Instructions to follow: From the listing below, copy word for word every line starting at the one that includes "Write the TikZ code for this diagram." and ending at the one that includes "(0,-208) -- cycle;"; the pictures are omitted.

*****

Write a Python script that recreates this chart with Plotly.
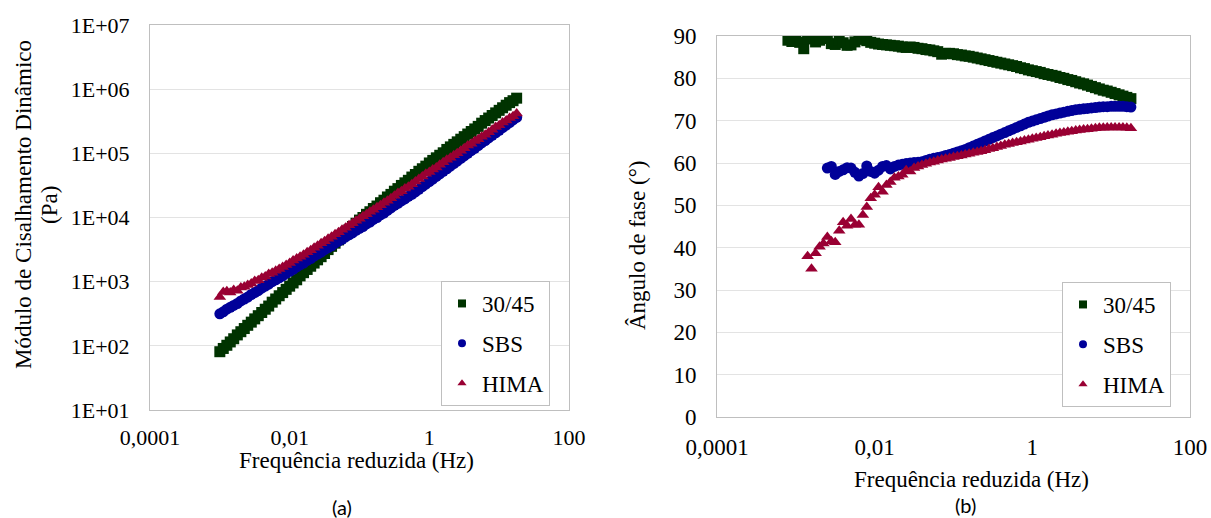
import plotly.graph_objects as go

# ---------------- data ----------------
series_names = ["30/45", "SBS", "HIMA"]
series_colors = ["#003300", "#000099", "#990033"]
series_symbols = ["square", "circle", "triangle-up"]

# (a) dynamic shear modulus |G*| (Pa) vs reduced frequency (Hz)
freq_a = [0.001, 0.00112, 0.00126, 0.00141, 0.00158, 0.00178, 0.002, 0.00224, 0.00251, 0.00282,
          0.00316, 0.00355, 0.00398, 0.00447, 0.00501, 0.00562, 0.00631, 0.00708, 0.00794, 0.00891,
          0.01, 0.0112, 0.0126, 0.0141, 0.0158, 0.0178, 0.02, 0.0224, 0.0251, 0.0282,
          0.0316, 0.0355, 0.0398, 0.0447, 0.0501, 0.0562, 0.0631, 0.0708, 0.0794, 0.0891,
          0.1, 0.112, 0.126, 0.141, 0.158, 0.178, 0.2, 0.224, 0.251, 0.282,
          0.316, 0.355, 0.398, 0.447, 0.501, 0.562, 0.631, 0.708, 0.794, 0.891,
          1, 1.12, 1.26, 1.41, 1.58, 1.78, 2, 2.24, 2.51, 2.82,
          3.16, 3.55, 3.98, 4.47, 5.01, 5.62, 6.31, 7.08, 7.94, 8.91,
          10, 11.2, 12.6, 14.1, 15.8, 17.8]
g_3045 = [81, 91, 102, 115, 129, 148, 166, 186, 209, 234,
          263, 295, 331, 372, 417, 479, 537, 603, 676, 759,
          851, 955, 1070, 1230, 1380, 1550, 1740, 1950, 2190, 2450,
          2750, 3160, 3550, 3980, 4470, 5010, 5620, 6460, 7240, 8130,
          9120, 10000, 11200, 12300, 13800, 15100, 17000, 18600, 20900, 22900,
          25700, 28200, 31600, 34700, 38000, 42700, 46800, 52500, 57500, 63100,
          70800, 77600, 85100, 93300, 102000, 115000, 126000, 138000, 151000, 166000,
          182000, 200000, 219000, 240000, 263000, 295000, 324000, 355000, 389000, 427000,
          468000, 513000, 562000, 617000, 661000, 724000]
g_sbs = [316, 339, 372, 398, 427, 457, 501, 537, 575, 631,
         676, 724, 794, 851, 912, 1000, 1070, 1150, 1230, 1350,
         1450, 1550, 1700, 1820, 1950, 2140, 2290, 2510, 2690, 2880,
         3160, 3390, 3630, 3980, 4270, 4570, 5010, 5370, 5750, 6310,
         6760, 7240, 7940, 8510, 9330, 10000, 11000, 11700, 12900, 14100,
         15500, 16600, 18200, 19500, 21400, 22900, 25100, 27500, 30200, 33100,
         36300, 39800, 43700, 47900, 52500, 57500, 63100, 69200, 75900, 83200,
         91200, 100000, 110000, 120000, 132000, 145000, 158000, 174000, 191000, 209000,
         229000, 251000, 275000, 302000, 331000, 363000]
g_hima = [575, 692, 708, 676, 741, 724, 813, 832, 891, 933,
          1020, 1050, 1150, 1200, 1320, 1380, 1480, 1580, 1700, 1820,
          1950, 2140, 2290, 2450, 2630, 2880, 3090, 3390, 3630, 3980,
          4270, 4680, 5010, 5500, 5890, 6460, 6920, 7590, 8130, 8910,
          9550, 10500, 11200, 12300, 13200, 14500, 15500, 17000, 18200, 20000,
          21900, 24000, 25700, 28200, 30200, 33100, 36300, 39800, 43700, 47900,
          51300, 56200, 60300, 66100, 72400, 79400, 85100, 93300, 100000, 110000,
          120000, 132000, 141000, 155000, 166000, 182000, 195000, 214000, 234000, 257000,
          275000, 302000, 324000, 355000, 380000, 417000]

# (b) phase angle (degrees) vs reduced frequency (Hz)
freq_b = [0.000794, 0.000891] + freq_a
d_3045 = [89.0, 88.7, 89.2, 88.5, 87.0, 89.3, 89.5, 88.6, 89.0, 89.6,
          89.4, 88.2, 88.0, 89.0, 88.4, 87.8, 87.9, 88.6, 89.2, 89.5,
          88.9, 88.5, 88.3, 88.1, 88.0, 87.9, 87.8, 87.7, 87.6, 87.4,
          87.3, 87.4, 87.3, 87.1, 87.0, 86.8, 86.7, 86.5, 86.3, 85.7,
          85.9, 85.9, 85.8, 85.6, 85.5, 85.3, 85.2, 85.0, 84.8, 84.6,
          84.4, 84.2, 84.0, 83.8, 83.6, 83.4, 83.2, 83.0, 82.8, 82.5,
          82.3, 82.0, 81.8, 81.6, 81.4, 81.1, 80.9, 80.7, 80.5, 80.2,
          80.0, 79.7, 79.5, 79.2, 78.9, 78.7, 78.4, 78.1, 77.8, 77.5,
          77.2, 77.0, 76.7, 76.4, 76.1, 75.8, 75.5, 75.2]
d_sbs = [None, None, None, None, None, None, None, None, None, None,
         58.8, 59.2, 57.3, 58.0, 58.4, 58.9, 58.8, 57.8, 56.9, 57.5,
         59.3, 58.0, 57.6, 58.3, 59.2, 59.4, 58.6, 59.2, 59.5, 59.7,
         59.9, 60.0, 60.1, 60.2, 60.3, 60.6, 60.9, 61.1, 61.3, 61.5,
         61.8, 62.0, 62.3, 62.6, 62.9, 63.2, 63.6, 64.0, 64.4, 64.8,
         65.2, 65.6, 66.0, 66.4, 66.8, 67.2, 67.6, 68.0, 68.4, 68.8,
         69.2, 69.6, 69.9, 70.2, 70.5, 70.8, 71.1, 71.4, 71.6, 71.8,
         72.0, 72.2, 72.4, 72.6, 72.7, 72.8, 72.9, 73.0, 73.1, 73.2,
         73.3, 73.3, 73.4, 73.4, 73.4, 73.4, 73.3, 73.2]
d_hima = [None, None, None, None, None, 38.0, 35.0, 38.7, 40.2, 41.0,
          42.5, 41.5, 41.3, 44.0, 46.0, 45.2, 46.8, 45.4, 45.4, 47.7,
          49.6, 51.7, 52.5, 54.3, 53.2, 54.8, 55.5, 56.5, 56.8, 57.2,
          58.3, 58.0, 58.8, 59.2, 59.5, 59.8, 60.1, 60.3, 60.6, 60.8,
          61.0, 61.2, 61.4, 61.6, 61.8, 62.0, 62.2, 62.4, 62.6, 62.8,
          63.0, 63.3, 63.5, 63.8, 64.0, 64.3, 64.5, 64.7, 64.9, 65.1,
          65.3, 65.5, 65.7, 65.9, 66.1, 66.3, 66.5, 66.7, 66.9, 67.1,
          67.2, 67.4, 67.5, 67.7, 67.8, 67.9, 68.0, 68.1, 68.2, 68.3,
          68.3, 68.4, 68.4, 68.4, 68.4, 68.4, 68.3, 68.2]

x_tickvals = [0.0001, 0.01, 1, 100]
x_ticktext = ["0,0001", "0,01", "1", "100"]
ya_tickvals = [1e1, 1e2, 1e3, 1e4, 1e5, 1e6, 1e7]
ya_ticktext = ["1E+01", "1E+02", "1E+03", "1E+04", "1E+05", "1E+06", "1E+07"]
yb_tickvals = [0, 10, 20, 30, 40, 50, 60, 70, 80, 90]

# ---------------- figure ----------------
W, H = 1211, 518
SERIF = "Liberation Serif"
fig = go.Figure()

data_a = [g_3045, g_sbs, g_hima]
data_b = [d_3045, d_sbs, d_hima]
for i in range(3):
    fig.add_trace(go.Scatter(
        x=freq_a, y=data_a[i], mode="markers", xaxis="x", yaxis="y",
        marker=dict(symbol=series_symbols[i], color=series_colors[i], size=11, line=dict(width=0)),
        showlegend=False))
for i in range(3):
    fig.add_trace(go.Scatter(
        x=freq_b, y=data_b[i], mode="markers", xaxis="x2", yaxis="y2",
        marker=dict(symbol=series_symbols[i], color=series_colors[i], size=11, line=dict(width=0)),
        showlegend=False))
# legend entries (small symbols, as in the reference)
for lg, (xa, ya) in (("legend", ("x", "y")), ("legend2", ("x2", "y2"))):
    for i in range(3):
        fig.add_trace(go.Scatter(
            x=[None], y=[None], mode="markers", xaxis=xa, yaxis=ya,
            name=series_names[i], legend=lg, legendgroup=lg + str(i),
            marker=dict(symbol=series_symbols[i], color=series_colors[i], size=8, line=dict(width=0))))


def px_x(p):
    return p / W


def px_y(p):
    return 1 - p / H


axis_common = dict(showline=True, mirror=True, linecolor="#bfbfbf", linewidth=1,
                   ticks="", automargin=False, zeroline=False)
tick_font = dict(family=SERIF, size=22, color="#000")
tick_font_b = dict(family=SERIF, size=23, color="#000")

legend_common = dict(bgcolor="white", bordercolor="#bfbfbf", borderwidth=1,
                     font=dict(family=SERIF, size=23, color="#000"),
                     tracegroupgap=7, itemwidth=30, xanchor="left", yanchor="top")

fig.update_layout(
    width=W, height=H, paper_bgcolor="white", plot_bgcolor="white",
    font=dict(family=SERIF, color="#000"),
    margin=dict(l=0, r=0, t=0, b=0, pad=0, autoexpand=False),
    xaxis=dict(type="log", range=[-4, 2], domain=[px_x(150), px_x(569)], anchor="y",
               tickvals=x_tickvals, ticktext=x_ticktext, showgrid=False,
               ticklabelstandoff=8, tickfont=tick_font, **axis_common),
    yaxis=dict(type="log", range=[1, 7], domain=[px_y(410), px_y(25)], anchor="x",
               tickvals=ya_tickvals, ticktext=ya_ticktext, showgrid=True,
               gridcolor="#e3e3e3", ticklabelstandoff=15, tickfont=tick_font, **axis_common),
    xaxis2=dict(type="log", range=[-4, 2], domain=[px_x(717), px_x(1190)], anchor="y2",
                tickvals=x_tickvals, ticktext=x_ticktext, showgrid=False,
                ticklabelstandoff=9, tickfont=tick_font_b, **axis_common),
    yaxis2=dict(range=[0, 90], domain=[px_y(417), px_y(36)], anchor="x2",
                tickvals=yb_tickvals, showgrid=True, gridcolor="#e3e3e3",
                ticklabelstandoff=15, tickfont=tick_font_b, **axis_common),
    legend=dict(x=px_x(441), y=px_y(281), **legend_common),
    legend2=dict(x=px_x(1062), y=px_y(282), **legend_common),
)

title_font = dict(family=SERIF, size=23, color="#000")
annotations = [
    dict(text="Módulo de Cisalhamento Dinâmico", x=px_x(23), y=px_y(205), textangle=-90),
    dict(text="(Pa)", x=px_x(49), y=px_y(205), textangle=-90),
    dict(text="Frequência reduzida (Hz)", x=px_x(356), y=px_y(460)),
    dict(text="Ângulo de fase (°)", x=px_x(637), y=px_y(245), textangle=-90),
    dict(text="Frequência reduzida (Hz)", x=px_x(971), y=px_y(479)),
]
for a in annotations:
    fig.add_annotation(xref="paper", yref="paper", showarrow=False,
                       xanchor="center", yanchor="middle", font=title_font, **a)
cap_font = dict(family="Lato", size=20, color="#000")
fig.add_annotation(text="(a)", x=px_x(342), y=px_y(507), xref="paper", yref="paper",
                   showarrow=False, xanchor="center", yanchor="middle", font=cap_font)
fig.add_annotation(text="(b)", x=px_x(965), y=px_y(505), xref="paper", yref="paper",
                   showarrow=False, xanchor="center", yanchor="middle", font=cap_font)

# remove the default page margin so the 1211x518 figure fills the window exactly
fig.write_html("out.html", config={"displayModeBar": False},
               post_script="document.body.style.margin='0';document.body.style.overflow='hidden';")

*****

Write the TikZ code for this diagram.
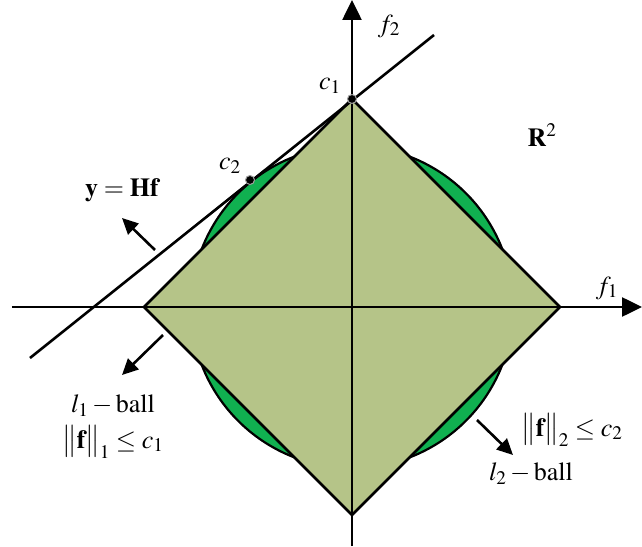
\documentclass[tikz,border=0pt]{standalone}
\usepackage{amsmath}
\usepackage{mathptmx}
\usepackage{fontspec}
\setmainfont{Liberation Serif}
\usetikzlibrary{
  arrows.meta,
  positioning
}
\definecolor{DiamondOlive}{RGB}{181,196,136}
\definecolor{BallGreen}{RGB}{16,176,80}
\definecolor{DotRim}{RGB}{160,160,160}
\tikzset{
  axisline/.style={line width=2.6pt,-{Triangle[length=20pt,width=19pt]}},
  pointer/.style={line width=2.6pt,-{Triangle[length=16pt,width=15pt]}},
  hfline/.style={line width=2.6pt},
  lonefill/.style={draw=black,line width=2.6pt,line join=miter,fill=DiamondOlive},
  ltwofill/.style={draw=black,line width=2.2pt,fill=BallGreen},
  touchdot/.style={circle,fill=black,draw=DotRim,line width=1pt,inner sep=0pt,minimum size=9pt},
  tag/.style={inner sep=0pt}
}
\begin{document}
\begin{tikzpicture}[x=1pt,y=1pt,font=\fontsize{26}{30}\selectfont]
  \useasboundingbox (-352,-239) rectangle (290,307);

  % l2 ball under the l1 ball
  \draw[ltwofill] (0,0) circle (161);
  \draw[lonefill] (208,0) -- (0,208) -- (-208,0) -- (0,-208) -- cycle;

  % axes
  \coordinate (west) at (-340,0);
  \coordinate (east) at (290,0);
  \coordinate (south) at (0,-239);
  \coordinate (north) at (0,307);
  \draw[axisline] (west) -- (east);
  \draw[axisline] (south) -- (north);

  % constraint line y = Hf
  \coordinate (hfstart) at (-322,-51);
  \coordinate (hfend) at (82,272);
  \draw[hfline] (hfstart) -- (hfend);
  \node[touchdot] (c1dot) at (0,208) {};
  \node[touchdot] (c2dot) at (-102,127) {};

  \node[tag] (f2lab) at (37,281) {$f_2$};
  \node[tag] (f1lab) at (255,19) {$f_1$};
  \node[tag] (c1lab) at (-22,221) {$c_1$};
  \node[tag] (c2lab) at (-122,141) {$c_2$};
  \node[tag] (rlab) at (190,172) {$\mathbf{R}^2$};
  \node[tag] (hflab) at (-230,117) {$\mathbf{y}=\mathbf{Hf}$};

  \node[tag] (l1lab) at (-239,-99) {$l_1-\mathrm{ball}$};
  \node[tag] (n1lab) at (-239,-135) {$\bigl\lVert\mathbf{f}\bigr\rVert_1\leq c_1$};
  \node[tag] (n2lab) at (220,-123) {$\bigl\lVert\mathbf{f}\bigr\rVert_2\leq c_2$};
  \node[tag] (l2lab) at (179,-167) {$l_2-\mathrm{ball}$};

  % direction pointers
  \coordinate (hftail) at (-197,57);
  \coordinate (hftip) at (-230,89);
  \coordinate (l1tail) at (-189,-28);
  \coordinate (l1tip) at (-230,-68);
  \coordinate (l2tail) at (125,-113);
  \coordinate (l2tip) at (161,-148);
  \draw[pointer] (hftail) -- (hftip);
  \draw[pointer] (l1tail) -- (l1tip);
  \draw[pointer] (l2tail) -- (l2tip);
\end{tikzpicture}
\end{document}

*****

Expected answer:
Write the TikZ code for this diagram.
\documentclass[tikz,border=0pt]{standalone}
\usepackage{amsmath}
\usepackage{mathptmx}
\usepackage{fontspec}
\setmainfont{Liberation Serif}
\usetikzlibrary{
  arrows.meta,
  positioning
}
\definecolor{DiamondOlive}{RGB}{181,196,136}
\definecolor{BallGreen}{RGB}{16,176,80}
\definecolor{DotRim}{RGB}{160,160,160}
\tikzset{
  axisline/.style={line width=2.6pt,-{Triangle[length=20pt,width=19pt]}},
  pointer/.style={line width=2.6pt,-{Triangle[length=16pt,width=15pt]}},
  hfline/.style={line width=2.6pt},
  lonefill/.style={draw=black,line width=2.6pt,line join=miter,fill=DiamondOlive},
  ltwofill/.style={draw=black,line width=2.2pt,fill=BallGreen},
  touchdot/.style={circle,fill=black,draw=DotRim,line width=1pt,inner sep=0pt,minimum size=9pt},
  tag/.style={inner sep=0pt}
}
\begin{document}
\begin{tikzpicture}[x=1pt,y=1pt,font=\fontsize{26}{30}\selectfont]
  \useasboundingbox (-352,-239) rectangle (290,307);

  % l2 ball under the l1 ball
  \draw[ltwofill] (0,0) circle (161);
  \draw[lonefill] (208,0) -- (0,208) -- (-208,0) -- (0,-208) -- cycle;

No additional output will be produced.